Cento anni fa, il crollo della diga che provocò cinquecento morti, fra Val di Scalve e Val Camonica. Oggi, una memoria che invita a farsi pellegrini

​Lorenzo Rosoli

Fra Bergamo e Brescia c’è una valle che sanguina storia: è la Val di Scalve, terra di contadini, boscaioli, minatori, carbonai. E di migranti, quando la povertà e la fame mordevano implacabili. Quante ferite, a segnarne il corpo, a istoriare i suoi fianchi a tratti vertiginosi, lungo i quali l’operosità e la fede delle generazioni hanno piantato con ostinazione luoghi di lavoro, di culto, di vita.
La ferita più dolorosa e profonda porta un nome, una data. Un’ora. Disastro del Gleno, 1° dicembre 1923. Sono le 7.15 del mattino quando la diga, appena ultimata ai 1.500 metri d’altitudine di Pian del Gleno, crolla scaricando sulla valle sei milioni di metri cubi d’acqua. Questa massa immane, preceduta da un vento violentissimo, travolge gli abitati di Bueggio e di Dezzo, s’infila nella gola della Via Mala, che porta alla Val Camonica, semina morte e distruzione fino ad Angolo, Mazzunno e Corna di Darfo, per terminare la sua corsa nel fiume Oglio. Uomini, animali, alberi, case, fonderie, forni, centrali elettriche: tutto viene spazzato via. Un caos di acqua, terra, aria, fuoco. Più di cinquecento le vittime del disastro. Parola che da allora, tra le genti scalvine e camune, si pronuncia come se fosse scritta con la maiuscola: il “Disastro del Gleno”.
Le cause?
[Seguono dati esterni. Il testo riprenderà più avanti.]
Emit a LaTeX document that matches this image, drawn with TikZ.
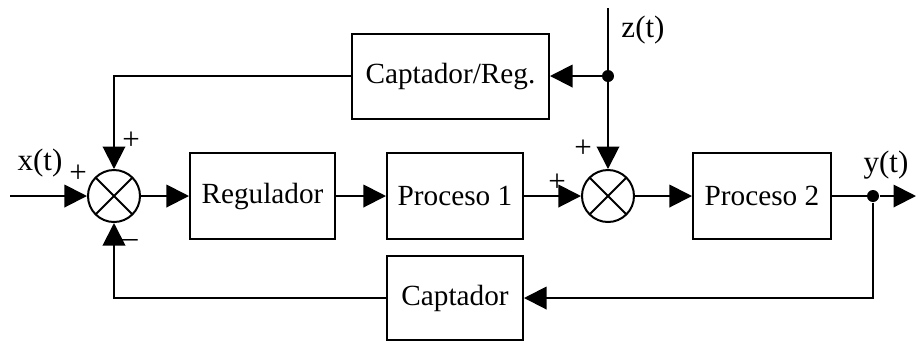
\documentclass[tikz,border=0pt]{standalone}
\usepackage{fontspec}
\setmainfont{Liberation Serif}
\usetikzlibrary{arrows.meta,positioning}
\tikzstyle{block} = [rectangle, draw=black, line width=0.8pt, minimum height=34.4pt, inner sep=2pt, font=\fontsize{11.7}{14}\selectfont]
\tikzstyle{sum} = [circle, draw=black, line width=0.8pt, minimum size=20.8pt, inner sep=0pt, path picture={\draw[line width=0.8pt] (path picture bounding box.north west) -- (path picture bounding box.south east) (path picture bounding box.north east) -- (path picture bounding box.south west);}]
\tikzstyle{dot} = [circle, fill=black, inner sep=0pt, minimum size=4.8pt]
\tikzstyle{sign} = [inner sep=0pt, font=\fontsize{12.4}{14}\selectfont]
\tikzstyle{arrow} = [line width=0.8pt,-{Triangle[length=9pt,width=9pt]}]
\tikzstyle{line} = [line width=0.8pt]

\begin{document}
\begin{tikzpicture}[x=0.4pt,y=-0.4pt]
        \useasboundingbox (0,0) rectangle (916,343);
        % blocks
        \node (sumx) [sum] at (114,196) {};
        \node (regulador) [block, minimum width=58pt] at (262.5,196) {Regulador};
        \node (proceso1) [block, minimum width=54.4pt] at (455,196) {Proceso 1};
        \node (sumz) [sum] at (608,196) {};
        \node (proceso2) [block, minimum width=55.2pt] at (762,196) {Proceso 2};
        \node (captador) [block, minimum width=54.4pt, minimum height=33.6pt] at (455,298) {Captador};
        \node (captreg) [block, minimum width=78.8pt, minimum height=34pt] at (450.5,76) {Captador/Reg.};
        % branch points
        \node (ydot) [dot] at (873,196) {};
        \node (zdot) [dot] at (608,76) {};
        \coordinate (xin) at (10,196);
        \coordinate (yout) at (916,196);
        \coordinate (zin) at (608,8);
        % signals
        \node (xlabel) [sign] at (40,163) {x(t)};
        \node (ylabel) [sign] at (886,165) {y(t)};
        \node (zlabel) [sign] at (643,30) {z(t)};
        \node (plusx) [sign] at (78,174) {+};
        \node (plusr) [sign] at (131,141) {+};
        \node (minus) [sign] at (130,243) {--};
        \node (plusz) [sign] at (583,149) {+};
        \node (plusp) [sign] at (557,183) {+};

        \draw [arrow] (xin) -- (sumx);
        \draw [arrow] (sumx) -- (regulador);
        \draw [arrow] (regulador) -- (proceso1);
        \draw [arrow] (proceso1) -- (sumz);
        \draw [arrow] (sumz) -- (proceso2);
        \draw [line] (proceso2) -- (ydot);
        \draw [arrow] (ydot) -- (yout);
        \draw [arrow] (ydot) |- (captador);
        \draw [arrow] (captador) -| (sumx);
        \draw [arrow] (zin) -- (sumz);
        \draw [arrow] (zdot) -- (captreg);
        \draw [arrow] (captreg) -| (sumx);
    \end{tikzpicture}
\end{document}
A far crollare la grande diga - lunga 260 metri, realizzata dalla ditta Viganò di Triuggio su progetto dell’ingegnere Giovan Battista Santangelo, unico esempio al mondo di diga mista a gravità e archi multipli - non fu la fatalità, né lo scoppio di una bomba dei “sovversivi” - come insinuarono taluni, in quella stagione in cui il fascismo, preso il potere, andava a farsi regime - ma fu il criminale intreccio fra interesse economico, imperizia tecnica, insipienza politica e disprezzo per la vita. Materiali scadenti, condizioni di lavoro durissime (stigmatizzate anche dai parroci scalvini), insufficiente vigilanza delle autorità. E le voci inascoltate degli operai e dei valligiani che a cantiere ancora aperto, poi a opera appena ultimata, denunciano: la diga, malconcepita, malcostruita, perde acqua. È un gigante dai piedi d’argilla. Quel 1° dicembre di cent’anni fa dà ragione alle loro paure.